In May, the United States slapped new tariffs on steel pipe imports from China. In June, China imposed new barriers on U.S. and European Union exports of adipic acid, an industrial chemical used to make nylon and polyester resin. In July, the EU also decided to restrict imports of steel pipe from China.
The important question now is, do these events foreshadow spiraling protectionism and tit-for-tat retaliation that threaten a global trade war? Or is trade policy always like this, and we’re just noticing more now, given the global slowdown and heightened fears of Smoot-Hawley-style protectionism?
A new set of data on protectionism can help answer that question. The World Bank’s newly updated Global Antidumping Database, which I help organize, displays in almost real time emerging trends in this form of protectionism in more than 20 of the largest economies in the World Trade Organization. Some of the numbers are worrying.
The count of newly imposed protectionist policies like antidumping duties and other “safeguard” measures increased by 31% in the first half of 2009 relative to the same period one year ago, which itself is not an alarming number. But many governments take more than a year to make final decisions on such policies after receiving the initial request for protection from a domestic industry. The fact that industry requests for new import restrictions were 34% higher in 2008 relative to 2007 is a worrying trend even though 2007 saw a historical low in such requests. And with the recession continuing, requests for new import restrictions were 19% higher in the first half of 2009 relative to 2008.
This suggests a wave of new protectionist measures may be on the way. While leaders of the Group of 20 large economies unanimously pledged not to resort to protectionism at a Washington summit last November and reaffirmed this in London in April, virtually all of them have slipped at least a little bit.
Nor is it just the U.S., EU and China: Since the beginning of 2008, Indian companies alone are responsible for roughly 25% of all requests for new trade barriers, attacking a range of imports that include steel, DVDs, yarn, tires and a variety of industrial chemicals. While it is too early to know the final resolution of these new investigations, Indian policy makers have imposed at least preliminary barriers on more than 20 different products being investigated.
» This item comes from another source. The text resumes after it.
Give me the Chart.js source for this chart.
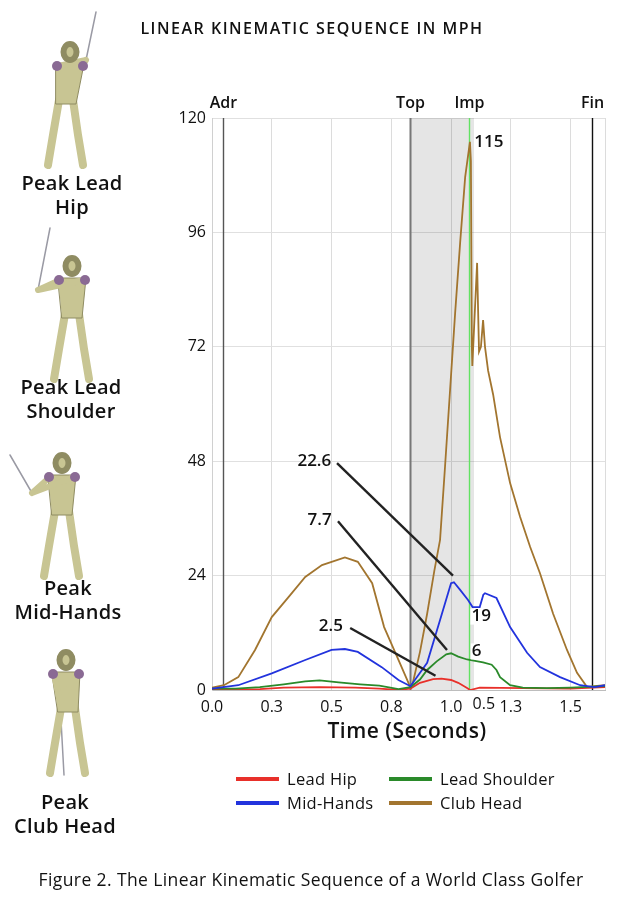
<!DOCTYPE html>
<html lang="en">
<head>
    <meta charset="UTF-8">
    <title>Linear Kinematic Sequence</title>
    <style>
        body {
            margin: 0;
            padding: 0;
            background-color: #fff;
            font-family: "Open Sans", Arial, sans-serif;
            color: #111;
        }

        #page {
            position: relative;
            width: 624px;
            height: 900px;
            overflow: hidden;
        }

        #chart {
            position: absolute;
            left: 0;
            top: 0;
        }

        .txt {
            position: absolute;
            white-space: nowrap;
            transform: translate(-50%, -50%);
        }

        .title {
            font-size: 16px;
            font-weight: 600;
            letter-spacing: 1.5px;
        }

        .side {
            font-size: 20px;
            font-weight: 600;
            text-align: center;
            line-height: 24px;
            letter-spacing: 0.3px;
        }

        .legend-row {
            position: absolute;
            font-size: 16.5px;
            font-weight: 500;
        }
        .legend-row span.sw {
            position: absolute;
            width: 43px;
            height: 4px;
            top: -2px;
        }
        .legend-row span.lb {
            position: absolute;
            top: -12px;
            white-space: nowrap;
            letter-spacing: 0.3px;
        }
    </style>
    <script src="https://cdn.jsdelivr.net/npm/chart.js"></script>
</head>
<body>
<div id="page">
    <canvas id="chart" width="624" height="900"></canvas>

    <div class="txt title" style="left:312px; top:28px;">LINEAR KINEMATIC SEQUENCE IN MPH</div>

    <div class="txt side" style="left:72px; top:195px;">Peak Lead<br>Hip</div>
    <div class="txt side" style="left:71px; top:399px;">Peak Lead<br>Shoulder</div>
    <div class="txt side" style="left:68px; top:600px;">Peak<br>Mid-Hands</div>
    <div class="txt side" style="left:65px; top:814px;">Peak<br>Club Head</div>

    <div class="txt" style="left:407px; top:730px; font-size:21px; font-weight:600; letter-spacing:0.5px;">Time (Seconds)</div>

    <div id="legend"></div>

    <div class="txt" style="left:311px; top:879px; font-size:17.5px; font-weight:500; letter-spacing:0.4px;">Figure 2. The Linear Kinematic Sequence of a World Class Golfer</div>
</div>

<script>
    // values (time in s, speed in mph)
    const hipTime  = [0, 0.1, 0.2, 0.3, 0.45, 0.6, 0.7, 0.78, 0.83, 0.87, 0.925, 0.96, 1.0, 1.03, 1.067, 1.08, 1.12, 1.3, 1.5, 1.644];
    const hipMph   = [0.2, 0.1, 0.2, 0.5, 0.6, 0.5, 0.3, 0.0, 0.3, 1.5, 2.3, 2.4, 2.1, 1.5, 0.4, 0.0, 0.5, 0.4, 0.3, 0.6];

    const shoulderTime = [0, 0.1, 0.2, 0.3, 0.39, 0.45, 0.53, 0.62, 0.7, 0.78, 0.83, 0.87, 0.9, 0.94, 0.98, 1.0, 1.03, 1.067, 1.1, 1.134, 1.17, 1.19, 1.205, 1.247, 1.3, 1.4, 1.5, 1.644];
    const shoulderMph  = [0.3, 0.3, 0.6, 1.2, 1.8, 2.0, 1.6, 1.2, 0.9, 0.2, 0.6, 2.2, 4.2, 6.0, 7.5, 7.7, 7.0, 6.4, 6.1, 5.8, 5.3, 4.2, 2.7, 1.0, 0.5, 0.4, 0.5, 0.8];

    const handsTime = [0, 0.11, 0.25, 0.39, 0.5, 0.556, 0.61, 0.71, 0.78, 0.83, 0.9, 0.954, 1.0, 1.012, 1.038, 1.071, 1.09, 1.12, 1.135, 1.142, 1.19, 1.247, 1.318, 1.372, 1.456, 1.54, 1.6, 1.644];
    const handsMph  = [0.3, 1.0, 3.5, 6.3, 8.4, 8.6, 8.0, 4.8, 2.1, 0.8, 5.7, 14.7, 22.4, 22.6, 21.0, 18.9, 17.4, 17.4, 20.0, 20.3, 19.3, 13.2, 7.8, 4.8, 2.7, 1.0, 0.6, 1.0];

    const clubTime = [0, 0.05, 0.11, 0.18, 0.25, 0.32, 0.39, 0.46, 0.556, 0.61, 0.67, 0.72, 0.78, 0.82, 0.83,
                      0.84, 0.87, 0.9, 0.93, 0.954, 0.975, 0.996, 1.017, 1.038, 1.059, 1.079, 1.083, 1.087, 1.089,
                      1.1, 1.109, 1.113, 1.117, 1.125, 1.134, 1.142, 1.155, 1.176, 1.205, 1.247, 1.289, 1.331,
                      1.372, 1.427, 1.485, 1.527, 1.569, 1.6, 1.644];
    const clubMph  = [0.5, 1.0, 2.7, 8.4, 15.3, 19.5, 23.7, 26.2, 27.8, 26.9, 22.4, 13.2, 6.3, 1.7, 0.4,
                      1.5, 8.0, 16.0, 25.0, 31.5, 47.0, 63.0, 79.0, 93.8, 107.6, 115.0, 111.0, 72.0, 68.0,
                      80.0, 89.6, 80.0, 71.0, 72.0, 77.6, 72.0, 67.0, 62.0, 53.0, 43.4, 36.3, 30.0,
                      24.5, 16.0, 8.4, 3.6, 0.6, 0.8, 1.0];

    const xTicks = [0, 0.25, 0.5, 0.75, 1.0, 1.25, 1.5, 1.644];
    const yTicks = [0, 24, 48, 72, 96, 120];

    // swing events: Adr, Top, Imp, Fin
    const eventNames = ['Adr', 'Top', 'Imp', 'Fin'];
    const eventTimes = [0.046, 0.828, 1.075, 1.59];
    const eventColors = ['#555', '#777', '#62e262', '#111'];

    // callout labels: text, label position, leader line start/end (data units)
    const noteText = ['22.6', '7.7', '2.5'];
    const noteLabel = [[0.428, 48.0], [0.45, 35.6], [0.497, 13.3]];
    const noteFrom = [[0.523, 47.6], [0.527, 35.4], [0.578, 13.0]];
    const noteTo = [[1.008, 24.0], [0.983, 8.4], [0.935, 3.0]];

    const tagText = ['115', '19', '6'];
    const tagPos = [[1.158, 115.0], [1.126, 15.4], [1.107, 8.1]];

    // stray "0.5" label sitting under the impact line
    const strayText = '0.5';
    const strayPos = [1.137, -3.0];

    const seriesNames = ['Lead Hip', 'Lead Shoulder', 'Mid-Hands', 'Club Head'];
    const seriesColors = ['#e8302a', '#2a8a2a', '#2233dd', '#a2752f'];

    function toPoints(ts, vs) {
        return ts.map(function(t, i) { return { x: t, y: vs[i] }; });
    }

    function drawGolfer(ctx, hx, hy, hands, tip, lean) {
        var skin = '#c8c593', edge = '#8f8c62';
        ctx.save();
        ctx.lineCap = 'round';
        // club
        ctx.strokeStyle = '#9a9aa4';
        ctx.lineWidth = 1.5;
        ctx.beginPath();
        ctx.moveTo(hands[0], hands[1]);
        ctx.lineTo(tip[0], tip[1]);
        ctx.stroke();
        var sy = hy + 14, hipY = hy + 48, hipX = hx + lean;
        // legs
        ctx.strokeStyle = skin;
        ctx.lineWidth = 8;
        ctx.beginPath();
        ctx.moveTo(hipX - 7, hipY); ctx.lineTo(hipX - 13, hipY + 35); ctx.lineTo(hipX - 18, hipY + 65);
        ctx.moveTo(hipX + 7, hipY); ctx.lineTo(hipX + 12, hipY + 35); ctx.lineTo(hipX + 17, hipY + 65);
        ctx.stroke();
        // torso
        ctx.fillStyle = skin;
        ctx.strokeStyle = edge;
        ctx.lineWidth = 1;
        ctx.beginPath();
        ctx.moveTo(hx - 14, sy - 2);
        ctx.lineTo(hx + 14, sy - 2);
        ctx.lineTo(hipX + 10, hipY + 4);
        ctx.lineTo(hipX - 10, hipY + 4);
        ctx.closePath();
        ctx.fill();
        ctx.stroke();
        // arms
        ctx.strokeStyle = skin;
        ctx.lineWidth = 6;
        ctx.beginPath();
        ctx.moveTo(hx - 12, sy); ctx.lineTo(hands[0], hands[1]);
        ctx.moveTo(hx + 12, sy); ctx.lineTo(hands[0], hands[1]);
        ctx.stroke();
        // shoulders
        ctx.fillStyle = '#8a6a94';
        ctx.beginPath(); ctx.arc(hx - 13, sy, 5, 0, Math.PI * 2); ctx.fill();
        ctx.beginPath(); ctx.arc(hx + 13, sy, 5, 0, Math.PI * 2); ctx.fill();
        // head
        ctx.fillStyle = skin;
        ctx.strokeStyle = edge;
        ctx.beginPath(); ctx.ellipse(hx, hy, 6.5, 8, 0, 0, Math.PI * 2); ctx.fill(); ctx.stroke();
        ctx.restore();
    }

    var tickFont = { family: '"Open Sans", Arial, sans-serif', size: 16, weight: 500 };

    const decorPlugin = {
        id: 'decor',
        beforeDraw: function(chart) {
            var ctx = chart.ctx;
            drawGolfer(ctx, 70, 52, [86, 60], [96, 12], -4);
            drawGolfer(ctx, 72, 266, [38, 290], [50, 228], 0);
            drawGolfer(ctx, 62, 463, [32, 493], [10, 455], 0);
            drawGolfer(ctx, 66, 660, [60, 702], [64, 775], 2);
        },
        beforeDatasetsDraw: function(chart) {
            var ctx = chart.ctx, a = chart.chartArea, xs = chart.scales.x;
            ctx.save();
            // shaded downswing
            var x0 = xs.getPixelForValue(eventTimes[1]);
            var x1 = xs.getPixelForValue(1.096);
            ctx.fillStyle = 'rgba(0,0,0,0.1)';
            ctx.fillRect(x0, a.top, x1 - x0, a.bottom - a.top);
            // event markers
            ctx.font = '600 16px "Open Sans", Arial, sans-serif';
            ctx.textAlign = 'center';
            ctx.textBaseline = 'middle';
            eventTimes.forEach(function(t, i) {
                var x = Math.round(xs.getPixelForValue(t)) + 0.5;
                ctx.strokeStyle = eventColors[i];
                ctx.lineWidth = i === 1 ? 2 : 1.4;
                ctx.beginPath();
                ctx.moveTo(x, a.top);
                ctx.lineTo(x, a.bottom);
                ctx.stroke();
                ctx.fillStyle = '#111';
                ctx.fillText(eventNames[i], x, a.top - 15);
            });
            ctx.restore();
        },
        afterDatasetsDraw: function(chart) {
            var ctx = chart.ctx, xs = chart.scales.x, ys = chart.scales.y;
            ctx.save();
            ctx.strokeStyle = '#222';
            ctx.lineWidth = 2.4;
            ctx.font = '600 17px "Open Sans", Arial, sans-serif';
            ctx.textAlign = 'center';
            ctx.textBaseline = 'middle';
            ctx.fillStyle = '#111';
            noteText.forEach(function(txt, i) {
                ctx.beginPath();
                ctx.moveTo(xs.getPixelForValue(noteFrom[i][0]), ys.getPixelForValue(noteFrom[i][1]));
                ctx.lineTo(xs.getPixelForValue(noteTo[i][0]), ys.getPixelForValue(noteTo[i][1]));
                ctx.stroke();
                ctx.fillText(txt, xs.getPixelForValue(noteLabel[i][0]), ys.getPixelForValue(noteLabel[i][1]));
            });
            tagText.forEach(function(txt, i) {
                var x = xs.getPixelForValue(tagPos[i][0]), y = ys.getPixelForValue(tagPos[i][1]);
                if (txt === '19' || txt === '6') {
                    var w = ctx.measureText(txt).width;
                    ctx.fillStyle = '#fff';
                    ctx.fillRect(x - w / 2 - 1, y - 8, w + 2, 16);
                    ctx.fillStyle = '#111';
                }
                ctx.fillText(txt, x, y);
            });
            ctx.font = tickFont.weight + ' ' + tickFont.size + 'px ' + tickFont.family;
            ctx.fillText(strayText, xs.getPixelForValue(strayPos[0]), ys.getPixelForValue(strayPos[1]));
            ctx.restore();
        }
    };

    var datasets = [
        { t: hipTime, v: hipMph },
        { t: shoulderTime, v: shoulderMph },
        { t: handsTime, v: handsMph },
        { t: clubTime, v: clubMph }
    ].map(function(s, i) {
        return {
            label: seriesNames[i],
            data: toPoints(s.t, s.v),
            borderColor: seriesColors[i],
            backgroundColor: seriesColors[i],
            borderWidth: 1.8,
            pointRadius: 0,
            tension: 0
        };
    });
    // club head underneath the others
    datasets.forEach(function(d, i) { d.order = 4 - i; });
    datasets[3].order = 10;

    var ctx = document.getElementById('chart').getContext('2d');
    var myChart = new Chart(ctx, {
        type: 'line',
        data: { datasets: datasets },
        options: {
            responsive: false,
            animation: false,
            layout: { padding: { left: 160, right: 19, top: 118, bottom: 150 } },
            plugins: {
                legend: { display: false },
                tooltip: { enabled: false }
            },
            scales: {
                x: {
                    type: 'linear',
                    min: 0,
                    max: 1.644,
                    afterFit: function(s) { s.height = 60; },
                    afterBuildTicks: function(s) {
                        s.ticks = xTicks.map(function(v) { return { value: v }; });
                    },
                    ticks: {
                        padding: 8,
                        color: '#111',
                        font: tickFont,
                        maxRotation: 0,
                        autoSkip: false,
                        callback: function(v) {
                            var k = v / 0.25;
                            return Math.abs(k - Math.round(k)) < 1e-6 ? v.toFixed(1) : '';
                        }
                    },
                    grid: { color: '#dcdcdc', drawTicks: false },
                    border: { color: '#bdbdbd' }
                },
                y: {
                    min: 0,
                    max: 120,
                    afterFit: function(s) { s.width = 52; },
                    afterBuildTicks: function(s) {
                        s.ticks = yTicks.map(function(v) { return { value: v }; });
                    },
                    ticks: {
                        padding: 6,
                        color: '#111',
                        font: tickFont
                    },
                    grid: { color: '#e0e0e0', drawTicks: false },
                    border: { color: '#d0d0d0' }
                }
            }
        },
        plugins: [decorPlugin]
    });

    // legend
    var legend = document.getElementById('legend');
    var legendPos = [[236, 779], [389, 779], [236, 803], [389, 803]];
    seriesNames.forEach(function(name, i) {
        var row = document.createElement('div');
        row.className = 'legend-row';
        row.style.left = legendPos[i][0] + 'px';
        row.style.top = legendPos[i][1] + 'px';
        var sw = document.createElement('span');
        sw.className = 'sw';
        sw.style.background = seriesColors[i];
        var lb = document.createElement('span');
        lb.className = 'lb';
        lb.style.left = '51px';
        lb.textContent = name;
        row.appendChild(sw);
        row.appendChild(lb);
        legend.appendChild(row);
    });
</script>
</body>
</html>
The burden of this protectionism is not uniformly distributed among exporting countries. In the first half of this year, China’s exporters were specifically named in more than 75% of these economies’ newly initiated investigations. In the second quarter, China’s exporters were targeted in all 17 of the cases in which new trade barriers were imposed around the world.
Despite all this bad news, there is a silver lining. The fact that countries may be resorting to antidumping actions and safeguards in lieu of other protectionist policies, such as across-the-board tariff increases or a proliferation of “Buy-America”-type provisions in national stimulus packages, is a partial sign of the strength and resilience of the rules-based WTO system. It is important to have a reliable trading system that allows for the transparency necessary to clearly see the new trade barriers, because industry demands for protectionism are somewhat inevitable in a recession.
That’s encouraging because “little” acts of protectionism could add up to a big problem. Having accurate data on the extent of the problem is important, but the only solution is for policy makers to recognize the dangers of the path they’re headed down.